The transitional program has helped weed out numerous low-quality business method patents and provided a cheaper alternative to district court litigation to challenge such patents, House Judiciary Courts, Intellectual Property and the Internet Subcommittee Chairman Darrell Issa (R-Calif.) said. Congress will consider the need for legislation to revise, extend, or let the program expire, Issa said.
Congress designed the program as temporary to help facilitate validity challenges to patents thought to have been improperly issued by the PTO in the late 1990s and early 2000s. John Neumann, GAO director, natural resources and environment; David Hale, chief privacy officer and deputy general counsel at TD Ameritrade; and Aaron Cooper, vice president, global policy at BSA|The Software Alliance, testified before lawmakers.
TD Ameritrade’s Hale told lawmakers the CBM process has helped financial technology companies and startups and should be made permanent.
The CBM program provides protection against low-quality patents, but tens of thousands of such patents are still being issued each year, he said. “Today, there are no existing viable alternatives to the CBM program to rid the system of weak business method patents,” Hale said.
The program, in some instances, has been applied to cybersecurity and complex data management technology, even though it was meant to cover a narrow set of financial products, BSA|The Software Alliance’s Cooper said.
The CBM program is putting all software-related inventions, including those in emerging technology areas such as artificial intelligence and blockchain, at greater risk, Cooper told Bloomberg Law. “The CBM program discriminates on the basis of the type of technology,” he said.

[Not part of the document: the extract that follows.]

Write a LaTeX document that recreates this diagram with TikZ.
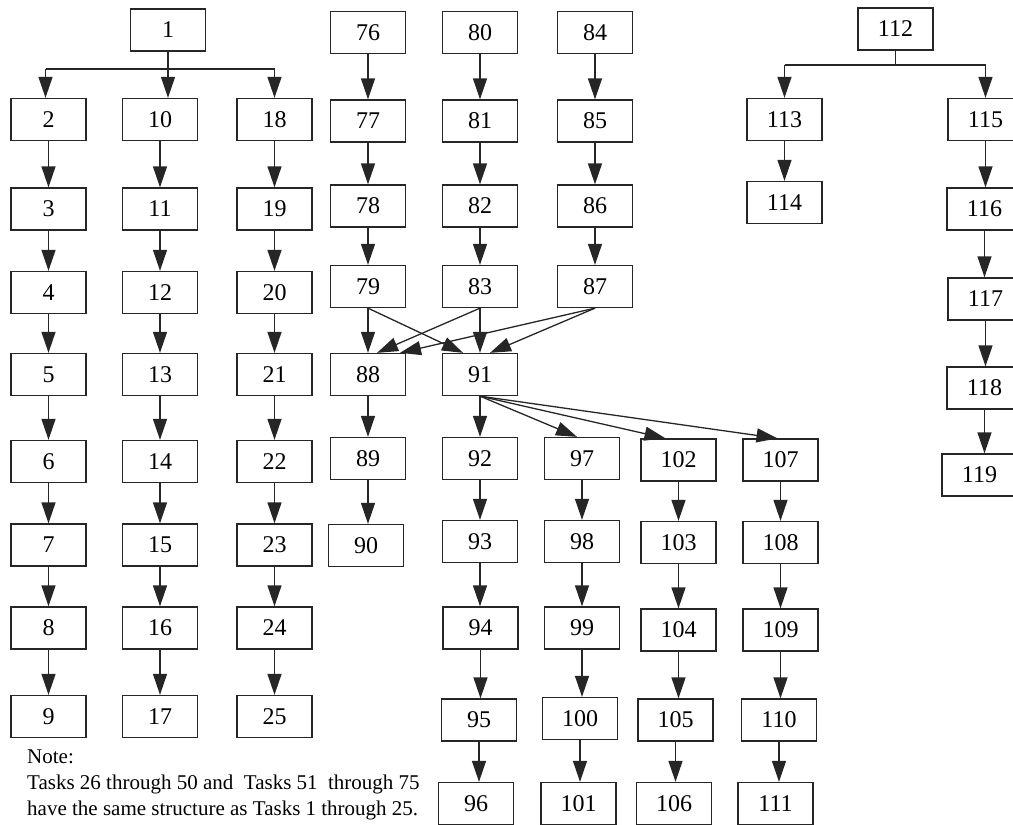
\documentclass[tikz,border=0pt]{standalone}
\usepackage{fontspec}
\setmainfont{Liberation Serif}
\usetikzlibrary{arrows.meta}
\begin{document}
\begin{tikzpicture}[x=1pt,y=-1pt,
  task/.style={draw=black!85,line width=1.3pt,minimum width=75pt,minimum height=42pt,inner sep=0pt,
    font=\fontsize{24}{28}\selectfont},
  arr/.style={draw=black!85,line width=1.3pt,-{Triangle[length=21pt,width=14pt]}},
  ln/.style={draw=black!85,line width=1.3pt},
  note/.style={anchor=base west,inner sep=0pt,font=\fontsize{21}{25}\selectfont}]
\useasboundingbox (0,0) rectangle (1013,825);
\clip (0,0) rectangle (1013,825);
% column A, B, C
\node[task] (n1) at (168,30) {1};
\foreach \a/\b/\c/\y in {2/10/18/119.5, 3/11/19/209, 4/12/20/292.5, 5/13/21/374.5, 6/14/22/461.5, 7/15/23/545, 8/16/24/628, 9/17/25/716.5}{
  \node[task] (n\a) at (48.5,\y) {\a};
  \node[task] (n\b) at (160,\y) {\b};
  \node[task] (n\c) at (274.5,\y) {\c};
}
\foreach \s/\t in {2/3,3/4,4/5,5/6,6/7,7/8,8/9,10/11,11/12,12/13,13/14,14/15,15/16,16/17,18/19,19/20,20/21,21/22,22/23,23/24,24/25}{
  \draw[arr] (n\s.south) -- (n\s.south |- n\t.north);
}
\coordinate (b1) at (168,69);
\draw[ln] (n1.south) -- (n1.south |- b1);
\draw[ln] ([xshift=-3pt]n2.north |- b1) -- (n18.north |- b1);
\draw[arr] ([xshift=-3pt]n2.north |- b1) -- ([xshift=-3pt]n2.north);
\draw[arr] (n1.south |- b1) -- (n1.south |- n10.north);
\draw[arr] (n18.north |- b1) -- (n18.north);
% columns D, E, F
\foreach \d/\e/\f/\y in {76/80/84/32.5, 77/81/85/121, 78/82/86/206, 79/83/87/286.5}{
  \node[task] (n\d) at (368,\y) {\d};
  \node[task] (n\e) at (480,\y) {\e};
  \node[task] (n\f) at (595,\y) {\f};
}
\node[task] (n88) at (368,374.5) {88};
\node[task] (n89) at (368,458.5) {89};
\node[task] (n90) at (366,545.5) {90};
\node[task] (n91) at (480,374.5) {91};
\node[task] (n92) at (480,458.5) {92};
\node[task] (n93) at (480,541.5) {93};
\node[task] (n94) at (480.5,628) {94};
\node[task] (n95) at (479,720) {95};
\node[task] (n96) at (476,803.5) {96};
\node[task] (n97) at (582,458.5) {97};
\node[task] (n98) at (582,541.5) {98};
\node[task] (n99) at (582,628) {99};
\node[task] (n100) at (580,718.5) {100};
\node[task] (n101) at (578.5,803.5) {101};
\node[task] (n102) at (678.5,460) {102};
\node[task] (n103) at (678.5,542.5) {103};
\node[task] (n104) at (678.5,630) {104};
\node[task] (n105) at (675.5,720) {105};
\node[task] (n106) at (674,803.5) {106};
\node[task] (n107) at (780.5,460) {107};
\node[task] (n108) at (780.5,542.5) {108};
\node[task] (n109) at (780.5,630) {109};
\node[task] (n110) at (779,720) {110};
\node[task] (n111) at (775.5,803.5) {111};
\foreach \s/\t in {76/77,77/78,78/79,79/88,88/89,89/90,80/81,81/82,82/83,83/91,91/92,92/93,93/94,94/95,95/96,84/85,85/86,86/87,97/98,98/99,99/100,100/101,102/103,103/104,104/105,105/106,107/108,108/109,109/110,110/111}{
  \draw[arr] (n\s.south) -- (n\s.south |- n\t.north);
}
\draw[arr] (n79.south) -- ([xshift=-17pt]n91.north);
\draw[arr] (n83.south) -- ([xshift=9pt]n88.north);
\draw[arr] (n87.south) -- ([xshift=32pt]n88.north);
\draw[arr] (n87.south) -- ([xshift=10pt]n91.north);
\draw[arr] (n91.south) -- ([xshift=-5pt]n97.north);
\draw[arr] (n91.south) -- ([xshift=-13pt]n102.north);
\draw[arr] (n91.south) -- ([xshift=-3pt]n107.north);
% right group
\node[task] (n112) at (895.5,29) {112};
\node[task] (n113) at (784.5,119.5) {113};
\node[task] (n114) at (784.5,202.5) {114};
\node[task] (n115) at (985.5,119.5) {115};
\node[task] (n116) at (984.5,209) {116};
\node[task] (n117) at (985.5,299) {117};
\node[task] (n118) at (984.5,388) {118};
\node[task] (n119) at (979.5,475) {119};
\coordinate (b2) at (895.5,65);
\draw[ln] (n112.south) -- (b2);
\draw[ln] (n113.north |- b2) -- (n115.north |- b2);
\draw[arr] (n113.north |- b2) -- (n113.north);
\draw[arr] (n115.north |- b2) -- (n115.north);
\foreach \s/\t in {113/114,115/116,116/117,117/118,118/119}{
  \draw[arr] (n\s.south) -- (n\s.south |- n\t.north);
}
% note
\node[note] (note1) at (27,763) {Note:};
\node[note] (note2) at (27,789) {Tasks 26 through 50 and\ \ Tasks 51\ \ through 75};
\node[note] (note3) at (27,815) {have the same structure as Tasks 1 through 25.};
\end{tikzpicture}
\end{document}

Alleged infringers filed only 34 petitions challenging covered business method patents at the PTO last year, down from 91 in 2016, Bloomberg Law data show. Only 10 CBM petitions were filed in the last six months of 2017, suggesting next year’s volume may be even lower.
The GAO recommended the PTO develop guidance, such as documented procedures, for judges reviewing PTAB rulings and the decision-making processes on CBM challenges.
The PTAB does not have guidance to ensure its decisions are consistent and has begun taking steps in response to the GAO recommendation, Neumann said.